A agência EFE adiantou que o avião que tinha caído não era espanhol, uma informação confirmada depois pela própria Força Aérea de Espanha. As informações contraditórias começam aqui quando fonte da Protecção Civil adianta à Lusa que o Canadair que caiu não era nenhum dos contratados por Portugal.
Enquanto a confusão adensa, o Ministério da Administração Interna remeteu as explicações para mais tarde – e nisto tinha passado quase uma hora desde as primeiras informações. A localização da queda do aparelho foi actualizada perto das 18h, sendo que o avião teria caído no pinhal entre as localidades de Louriceira e Ouzenda. A GNR não deixava nenhum jornalista chegar àquela zona. Fonte da Protecção Civil disse ao PÚBLICO que ainda não tinha sido possível confirmar qual era o Canadair que tinha caído.
Para além das informações contraditórias e confusas, o primeiro sinal de que algo não estava bem veio de Jorge Gomes, secretário de Estado da Administração Interna, que quanto a esta questão disse aos jornalistas: “Não confirmo”.
Já perto das 19h, fonte da Protecção Civil garantiu depois ao PÚBLICO que nenhum avião de combate aos incêndios teria caído, apesar de ter confirmado a informação contrária algum tempo antes. Os aviões de combate ao incêndio “foram todos contactados e estão operacionais”. Surge, no entanto, uma nova informação adiantada pela mesma fonte que diz que nada garante que não possa ter caído outro qualquer aparelho.
Estava marcada para as 19h a conferência de imprensa para novo ponto da situação. Vítor Vaz Pinto, comandante da Protecção Civil, reforçou a informação que tinha sido dada ao PÚBLICO de que não tinha conhecimento da queda de um avião, ainda que tenha sido lançada uma operação de busca e salvamento após a notícia, mas sem qualquer confirmação da queda.

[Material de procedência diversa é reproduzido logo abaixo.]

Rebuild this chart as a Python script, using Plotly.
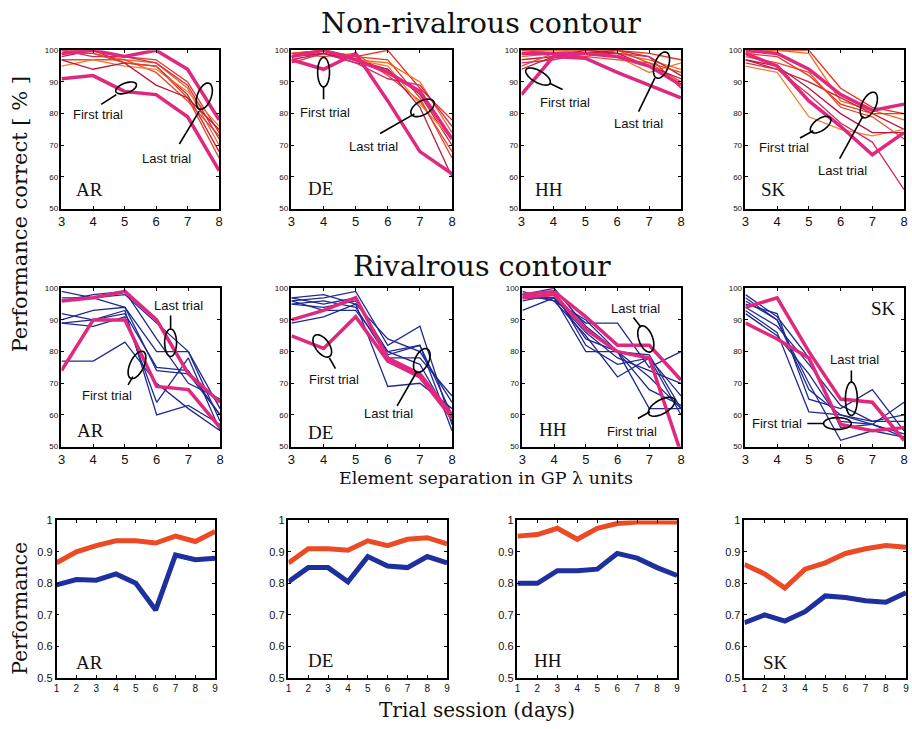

Vítor Vaz Pinto fez saber durante o briefing que se registou uma explosão numa roulotte abandonada, que teria botijas de gás no seu interior, e que o seu rebentamento poderia estar na origem dos relatos sobre a suposta queda da aeronave. O avião que não caiu pode ter sido, afinal, uma roulotte abandonada. As botijas de gás que estavam no veículo podem justificar os relatos de explosão e de bolas de fogo que muitos viram.
Ao PÚBLICO, testemunhas no local confirmaram terem avistado a queda de um avião. Horas depois, confrontadas com a certeza de que nenhum aparelho tinha caído na zona, a reacção foi de negação: "O avião caiu mesmo! Alguém tem de estar a mentir". Pouco tempo depois confirmou-se no local a origem da explosão.
A explicação desta confusão poderá estar na geografia do local. As aldeias Louriceira e Ouzenda, ambas do concelho de Pedrógão, ficam a vários quilómetros de distância por estrada. Em linha recta, porém, são vizinhas e implantadas num terreno que desce até uma parte larga do rio Unhais, onde os Canadair abastecem de água. O reabastecimento de um destes, que desaparece da linha de visão de quem se encontra na estrada, poderá ter coincidido com a explosão justificando o facto de tanta gente ter "visto" um avião a cair.